I have the following basic average loss calculation in my training loop:
def train_one_epoch(model, criterion, optimizer, train_loader):
model.train()
running_loss = 0
for i, data in enumerate(train_loader):
optimizer.zero_grad()
data = data.to(device='cuda')
out = model(data)
loss = criterion(out, data.labels)
loss.backward()
optimizer.step()
# Do I need to reduce/gather from all distribution processes?
running_loss += loss.detach()
return running_loss / (i + 1)
My question is about the running_loss reported in DDP vs Single-GPU training. Do I need to apply an all_gather or all_reduce operation when running this training loop in DDP?
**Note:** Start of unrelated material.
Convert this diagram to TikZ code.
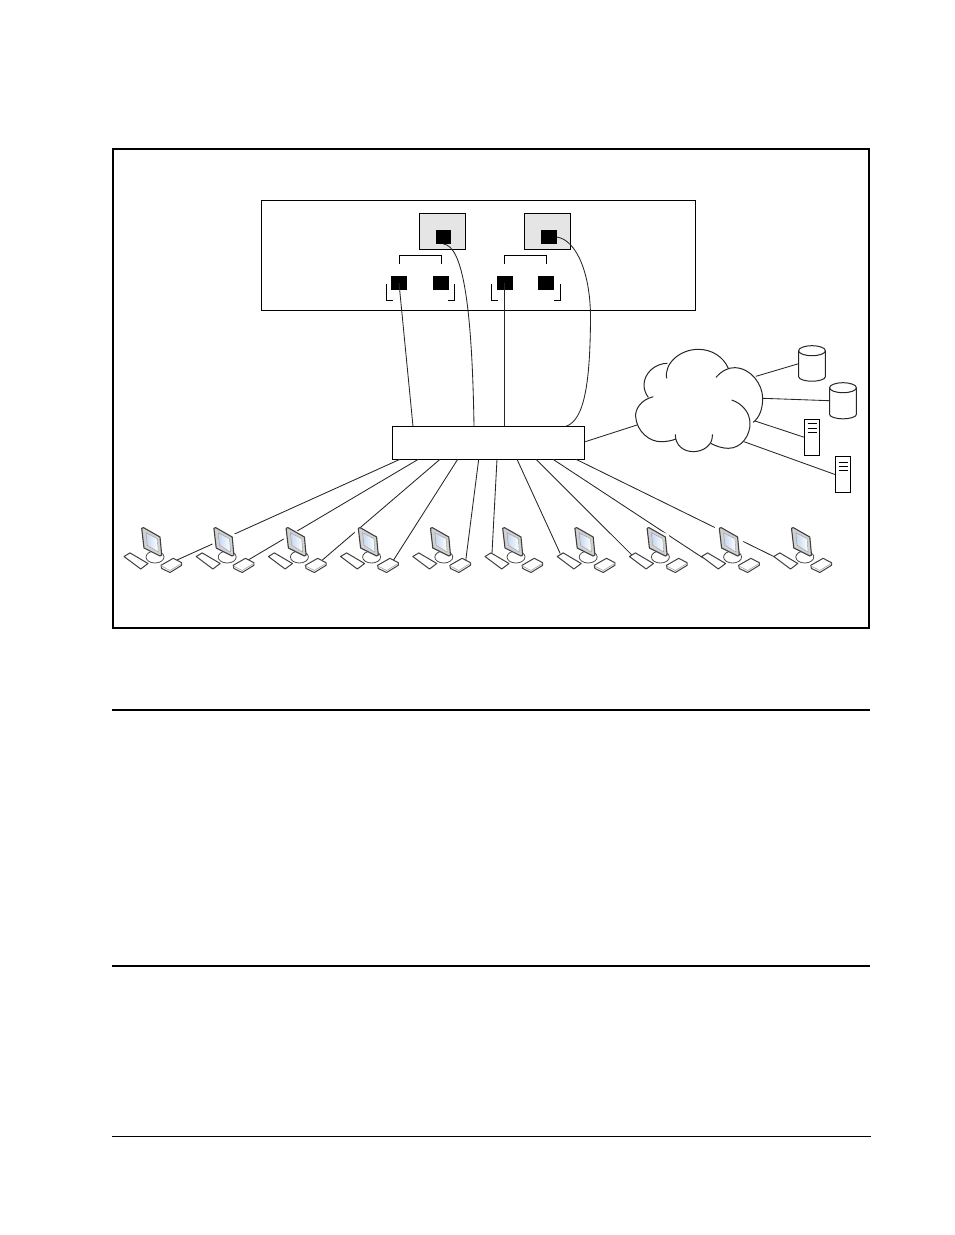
\documentclass[tikz,border=0pt]{standalone}
\usetikzlibrary{calc}
\definecolor{screenblue}{RGB}{196,214,242}
\tikzset{
 x=1pt,y=-1pt,
 box/.style={draw=black,line width=1pt,fill=white,inner sep=0pt,outer sep=0pt},
 graybox/.style={box,fill=black!10,minimum width=46pt,minimum height=36pt},
 port/.style={fill=black,inner sep=0pt,outer sep=0pt,minimum width=15.5pt,minimum height=14pt},
 bracket/.style={line width=0.9pt,black},
 wire/.style={line width=0.85pt,black!85},
 cloudline/.style={line width=1pt,black!85},
 server/.style={box,minimum width=15.4pt,minimum height=35.5pt},
 rule/.style={black},
}
\begin{document}
\begin{tikzpicture}
\useasboundingbox (0,0) rectangle (954,1235);
\fill[white] (0,0) rectangle (954,1235);
% frame
\node[box,line width=1.6pt,fill=none,minimum width=756.5pt,minimum height=478.8pt] (frame) at (491,388.6) {};
\node[box,minimum width=433.5pt,minimum height=109.5pt] (shelf) at (478.25,255.25) {};
% gray boxes
\node[graybox] (g1) at (442.3,231.3) {};
\node[graybox] (g2) at (547.5,231.3) {};
% ports
\node[port] (a) at (443.5,237) {};
\node[port] (b) at (549,237) {};
\node[port] (c) at (399,283) {};
\node[port] (d) at (441,283) {};
\node[port] (e) at (505,283) {};
\node[port] (f) at (546,283) {};
% brackets
\draw[bracket] (399.3,264) -- (399.3,255.3) -- (441.7,255.3) -- (441.7,264);
\draw[bracket] (504.3,264) -- (504.3,255.3) -- (546.7,255.3) -- (546.7,264);
\draw[bracket] (386.3,284.3) -- (386.3,300.3) -- (393,300.3);
\draw[bracket] (454.7,284.3) -- (454.7,300.3) -- (448,300.3);
\draw[bracket] (491.7,284.3) -- (491.7,300.3) -- (498,300.3);
\draw[bracket] (560.7,284.3) -- (560.7,300.3) -- (554,300.3);
% hub
\node[box,minimum width=192pt,minimum height=33pt] (hub) at (488.3,442.8) {};
\coordinate (hc) at (413,426.3);
\coordinate (ha) at (474,426.3);
\coordinate (he) at (504.5,426.3);
\coordinate (hb) at (566,426.3);
\draw[wire] (c.center) -- (hc);
\draw[wire] (he |- e.center) -- (he);
\draw[wire] (a.south) .. controls (462,246) and (472,300) .. (ha);
\draw[wire] (b.east) .. controls (577,240) and (591,275) .. (590.5,320) .. controls (590,380) and (585,420) .. (hb);
% pc coordinates and connectors
\foreach \i/\hx/\kx/\ky in {1/400/36/560,2/418.3/35/560,3/440/37/560,4/457.7/36/560,5/478.7/36/560,6/497/-10/553,7/517/-14/553.5,8/536/-13.5/556,9/553/-15.5/558,10/576/-16/557}{
  \pgfmathsetmacro{\px}{141+72.2*(\i-1)}
  \coordinate (top\i) at (\hx,459.3);
  \coordinate (pc\i) at (\px+\kx,\ky);
  \draw[wire] (top\i) -- (pc\i);
}
% workstations
\foreach \i in {1,...,10}{
  \pgfmathsetmacro{\dx}{72.2*(\i-1)}
  \begin{scope}[shift={(\dx,0)}]
    % white halo hides the wires behind the monitor
    \fill[white] (137,526) -- (163,534) -- (169,552) -- (166,560) -- (145,558) -- (141,548) -- cycle;
    \draw[black!70,line width=0.8pt,fill=white] (155,557) ellipse (9 and 6);
    \draw[black!75,line width=1.1pt,fill=black!18,line join=round]
      (141.7,528.3) -- (143.5,527.6) -- (160,537) -- (161.7,555) -- (160,556) -- (144,548) -- cycle;
    \path[left color=screenblue,right color=white]
      (146,532.7) -- (157.3,538.7) -- (158.3,552) -- (147.3,545.3) -- cycle;
    \draw[black!40,line width=0.4pt] (146,532.7) -- (157.3,538.7) -- (158.3,552) -- (147.3,545.3) -- cycle;
    % keyboard
    \draw[black!75,line width=1pt,fill=white,line join=round]
      (124,556.5) -- (130,552.9) -- (148,563.5) -- (140.7,569) -- cycle;
    % mouse box
    \draw[black!75,line width=1pt,fill=white,line join=round]
      (161,565.3) -- (173.3,558.3) -- (181.7,562.7) -- (181.7,565.3) -- (170,572.5) -- (161.7,568.5) -- cycle;
    \draw[black!35,line width=0.6pt] (161.2,566) -- (170,570.5) -- (181.5,563.5);
  \end{scope}
}
% cloud
\begin{scope}[shift={(620,335)},x=0.3333pt,y=-0.3333pt]
  \fill[white] (47,245) .. controls (45,190) and (70,170) .. (72,150) .. controls (72,115) and (105,85) .. (142,85) .. controls (160,60) and (190,43) .. (235,43) .. controls (275,43) and (310,65) .. (325,100) .. controls (395,100) and (428,150) .. (428,190) .. controls (428,220) and (410,260) .. (390,262) .. controls (392,300) and (365,340) .. (325,340) .. controls (290,340) and (280,335) .. (272,325) .. controls (250,350) and (190,350) .. (168,312) .. controls (140,320) and (50,290) .. (47,245) -- cycle;
  \draw[cloudline] (100,185) .. controls (60,195) and (45,225) .. (47,245) .. controls (50,290) and (90,322) .. (125,320) .. controls (140,320) and (155,317) .. (168,312);
  \draw[cloudline] (166,298) .. controls (165,330) and (190,350) .. (220,350) .. controls (250,350) and (280,330) .. (277,298);
  \draw[cloudline] (272,325) .. controls (290,335) and (310,340) .. (325,340) .. controls (365,340) and (392,300) .. (390,262) .. controls (388,230) and (365,205) .. (335,195);
  \draw[cloudline] (288,127) .. controls (305,108) and (325,97) .. (345,98) .. controls (395,100) and (428,150) .. (428,190) .. controls (428,220) and (420,245) .. (400,262);
  \draw[cloudline] (140,130) .. controls (132,85) and (180,43) .. (235,43) .. controls (275,43) and (310,65) .. (325,100);
  \draw[cloudline] (142,85) .. controls (105,85) and (72,115) .. (72,150) .. controls (72,165) and (78,178) .. (85,187);
\end{scope}
\coordinate (cl0) at (637,425);
\coordinate (cl1) at (756,376.3);
\coordinate (cl2) at (762.7,398.3);
\coordinate (cl3) at (755,421);
\coordinate (cl4) at (744,441.7);
\coordinate (hr) at (584.3,442);
\draw[wire] (hr) -- (cl0);
% storage
\foreach \n/\cx/\ty/\by in {db1/812/350.7/380.7,db2/843/387.7/418.3}{
  \draw[cloudline,fill=white] (\cx-13.4,\ty) -- (\cx-13.4,\by-4) arc[start angle=180,end angle=0,x radius=13.4,y radius=4.5] -- (\cx+13.4,\ty);
  \draw[cloudline,fill=white] (\cx,\ty) ellipse (13.4 and 5);
  \coordinate (\n) at (\cx-13.4,\ty+13);
}
\draw[wire] (cl1) -- (db1);
\draw[wire] (cl2) -- (db2);
\node[server] (s1) at (812,437.3) {};
\node[server] (s2) at (843,474.6) {};
\foreach \n/\yy in {s1/-13.5,s1/-9,s1/-4.5,s2/-12.5,s2/-8.5,s2/-4.5}{
  \draw[line width=0.7pt] ($(\n.center)+(-4.5,\yy)$) -- ($(\n.center)+(4.5,\yy)$);
}
\draw[wire] (cl3) -- (s1.west);
\draw[wire] (cl4) -- (s2.west);
% rules
\draw[rule,line width=1.6pt] (112,710) -- (870,710);
\draw[rule,line width=1.6pt] (112,966) -- (870,966);
\draw[rule,line width=0.8pt] (112,1136) -- (871,1136);
\end{tikzpicture}
\end{document}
Hi @Alec-Stashevsky, DDP keeps loss local and averages the gradients. How are you using this running loss? If it is just for reporting the loss on each node then this seems okay, each rank will have report a different running loss.
@H-Huang thanks for reply! I am actually using it to report training loss across all ranks at the end of each training epoch. In that case it sounds like I would need to use some type of reduce or gather operation to sync across all devices? I only log these things on the rank 0 process. But currently, I am using the default loss reduction (reduction='mean') and that doesn’t produce a tensor. Unsure about that as well.
Thank you, Hugo. Do you know where I could find a code example that uses DDP communication hooks to compute the local loss equivalent for training (or validation)?